At Night We Walk in Circles: Daniel Alarcón

Published by Fourth Estate

Things are not going well for Nelson. His girlfriend Ixta has left him, and his acting career is floundering. His older brother has moved to the United States, promising to help Nelson move there, but has made no attempt to start the process.

So when Nelson’s hero, the playwright Henry Nuñez, asks him to join him and his friend Patalarga to tour Peru’s villages, Nelson jumps at the opportunity.

Henry Nuñez once ran a guerrilla theatre group called Diciembre and was a successful playwright. One of his plays, The Idiot President—about a bloodthirsty leader who hires a new manservant every day only to kill him later—was not appreciated by the authorities, who found it seditious. Henry was arrested and spent several years in prison.

Prison did not silence Henry. He got permission for his fellow prisoners to perform The Idiot President. There were only three parts in the play. To avoid disappointment—“[i]t was for his own safety—some of these men didn’t take rejection very well”—he wrote in a few extra parts, including a chorus of citizens. This was a smart move: it made him friends among the prisoners.
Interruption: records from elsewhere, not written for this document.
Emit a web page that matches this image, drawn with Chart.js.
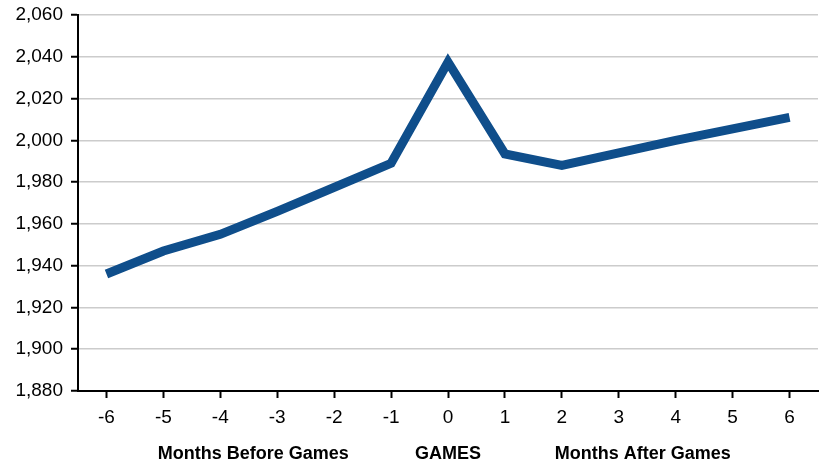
<!DOCTYPE html>
<html>
<head>
<meta charset="utf-8">
<script src="https://cdn.jsdelivr.net/npm/chart.js@4/dist/chart.umd.min.js"></script>
<style>
  html, body { margin: 0; padding: 0; background: #fff; }
  #wrap { width: 823px; height: 465px; }
</style>
</head>
<body>
<div id="wrap"><canvas id="chart"></canvas></div>
<script>
// data
const months = ["-6", "-5", "-4", "-3", "-2", "-1", "0", "1", "2", "3", "4", "5", "6"];
const values = [1936, 1947, 1955, 1966, 1977.5, 1989, 2037.5, 1993.5, 1988, 1994, 2000, 2005.5, 2011];
const groupLabels = ["Months Before Games", "GAMES", "Months After Games"];
const groupAt = [2.58, 6, 9.42]; // category index under each group label

Chart.defaults.font.family = "'Liberation Sans', Arial, Helvetica, sans-serif";
Chart.defaults.font.size = 19;
Chart.defaults.color = "#000";

// bold group captions under the x axis
const groupPlugin = {
  id: "groups",
  afterDraw(chart) {
    const c = chart.ctx;
    const x = chart.scales.x;
    c.save();
    c.font = "bold 18px 'Liberation Sans', Arial, sans-serif";
    c.fillStyle = "#000";
    c.textAlign = "center";
    c.textBaseline = "middle";
    groupLabels.forEach((t, i) => {
      c.fillText(t, x.getPixelForValue(groupAt[i]), 454);
    });
    c.restore();
  }
};

new Chart(document.getElementById("chart"), {
  type: "line",
  data: {
    labels: months,
    datasets: [{
      data: values,
      borderColor: "#0f4e8b",
      borderWidth: 9,
      borderJoinStyle: "miter",
      borderCapStyle: "butt",
      pointRadius: 0,
      tension: 0,
      fill: false
    }]
  },
  options: {
    responsive: true,
    maintainAspectRatio: false,
    animation: false,
    layout: { padding: { top: 15, right: 5, left: 0, bottom: 0 } },
    plugins: { legend: { display: false }, tooltip: { enabled: false } },
    scales: {
      x: {
        offset: true,
        grid: { drawOnChartArea: false, tickColor: "#000", tickLength: 7, tickWidth: 2, offset: false },
        border: { color: "#000", width: 2 },
        ticks: { padding: 8, maxRotation: 0 },
        afterFit: (s) => { s.height = 74; }
      },
      y: {
        min: 1880,
        max: 2060,
        grid: { color: "#cccccc", lineWidth: 1.5, tickColor: "#000", tickLength: 7, tickWidth: 2 },
        border: { color: "#000", width: 2 },
        ticks: {
          stepSize: 20,
          padding: 8,
          callback: (v) => v.toLocaleString("en-US")
        },
        afterFit: (s) => { s.width = 78; s.paddingTop = 0; s.paddingBottom = 0; }
      }
    }
  },
  plugins: [groupPlugin]
});
</script>
</body>
</html>
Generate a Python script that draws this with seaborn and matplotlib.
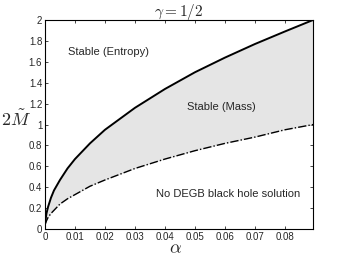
"""Stability regions of DEGB black holes, gamma = 1/2."""

import matplotlib
matplotlib.use("Agg")
import matplotlib.pyplot as plt
import pandas as pd
import seaborn as sns

# values
alpha = [0, 0.0005, 0.001, 0.002, 0.003, 0.005, 0.0075, 0.01, 0.015, 0.02,
         0.03, 0.04, 0.05, 0.06, 0.07, 0.08, 0.0894]
m_entropy = [0.05, 0.15, 0.21, 0.30, 0.37, 0.47, 0.58, 0.67, 0.82, 0.95,
             1.16, 1.34, 1.50, 1.64, 1.77, 1.89, 2.00]
m_mass = [0.04, 0.08, 0.11, 0.15, 0.18, 0.24, 0.29, 0.33, 0.41, 0.47,
          0.58, 0.67, 0.75, 0.82, 0.88, 0.95, 1.00]
x_ticks = [0, 0.01, 0.02, 0.03, 0.04, 0.05, 0.06, 0.07, 0.08]
y_ticks = [0, 0.2, 0.4, 0.6, 0.8, 1, 1.2, 1.4, 1.6, 1.8, 2]


def setup_style() -> None:
    sns.set_theme(style="ticks")
    plt.rcParams["font.family"] = ["Liberation Sans", "DejaVu Sans"]
    plt.rcParams["mathtext.fontset"] = "cm"


def main() -> None:
    setup_style()
    df = pd.DataFrame({"alpha": alpha, "entropy": m_entropy, "mass": m_mass})

    fig = plt.figure(figsize=(3.46, 2.56), dpi=100)
    ax = fig.add_axes([0.130, 0.105, 0.775, 0.817])

    ax.fill_between(df["alpha"], df["mass"], df["entropy"], color="#e5e5e5", linewidth=0)
    sns.lineplot(data=df, x="alpha", y="entropy", ax=ax, color="black", linewidth=1.4)
    sns.lineplot(data=df, x="alpha", y="mass", ax=ax, color="black", linewidth=1.0,
                 linestyle=(0, (6, 1.5, 1, 1.5)))

    ax.set_xlim(0, 0.0894)
    ax.set_ylim(0, 2)
    ax.set_xticks(x_ticks)
    ax.set_xticklabels([f"{t:g}" for t in x_ticks])
    ax.set_yticks(y_ticks)
    ax.set_yticklabels([f"{t:g}" for t in y_ticks])
    ax.tick_params(direction="in", length=2.5, width=0.6, labelsize=7,
                   top=True, right=True, pad=2)
    for spine in ax.spines.values():
        spine.set_linewidth(0.8)
        spine.set_color("black")

    ax.set_xlabel(r"$\alpha$", fontsize=13, va="center")
    ax.xaxis.set_label_coords(0.485, -0.092)
    ax.set_ylabel(r"$2\tilde{M}$", fontsize=13, rotation=0, va="center")
    ax.yaxis.set_label_coords(-0.11, 0.52)
    ax.set_title(r"$\gamma = 1/2$", fontsize=11, pad=3)

    ax.text(0.0211, 1.69, "Stable (Entropy)", fontsize=8, ha="center", va="center")
    ax.text(0.0589, 1.17, "Stable (Mass)", fontsize=8, ha="center", va="center")
    ax.text(0.0612, 0.34, "No DEGB black hole solution", fontsize=8, ha="center", va="center")

    fig.savefig("out.png", dpi=100)
    plt.close(fig)


if __name__ == "__main__":
    main()
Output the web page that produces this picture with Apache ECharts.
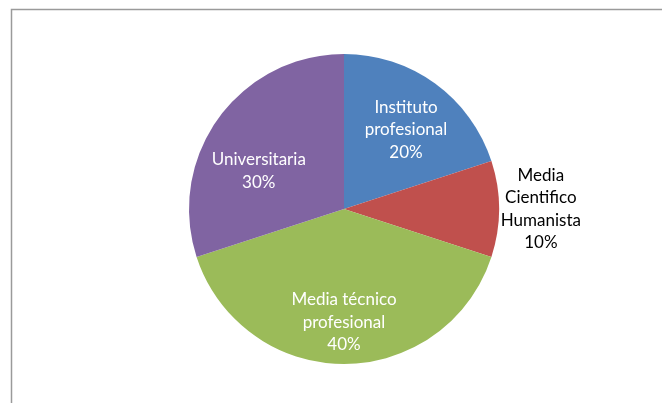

He became close to his cellmate Rogelio, who eventually became his lover. After Henry left, the prison burned down, killing everyone he knew there. Henry is haunted by these deaths.

Before he was incarcerated, Henry had toured Peru’s rural heartlands with Diciembre, staging The Idiot President. The play was very well received. In an attempt to recreate the triumph and take Henry’s mind off the deaths of the prisoners, Patalarga decides to repeat the tour. Henry would play the president, Patalarga the manservant, and Nelson his son.

The tour goes reasonably well until they get to T—, the town where Rogelio was born. Henry decides to pay a visit to Rogelio’s sister and elderly mother, only to realize they had no idea that Rogelio was dead or even in jail. Then Rogelio’s mother sees Nelson and mistakes him for her son, and things begin to get very complicated.

At Night We Walk in Circles is narrated by an unnamed man who is piecing the story together. At first it is not very clear who he is and why he wants to tell the story. All we know is that he is also from T—. And from the hints the narrator drops, it seems that the story does not end well, which gives the events a sense of inevitability. Alarcón’s use of the third-person narrative voice puts a certain distance between the reader and the story.

This is an intriguing tale. It depicts Peru beyond its big cities and portrays the effects of the guerrilla war waged by The Shining Path that destroyed so many people. At Night We Walk in Circles is about damaged lives and how decisions taken with the best of intentions can go badly awry.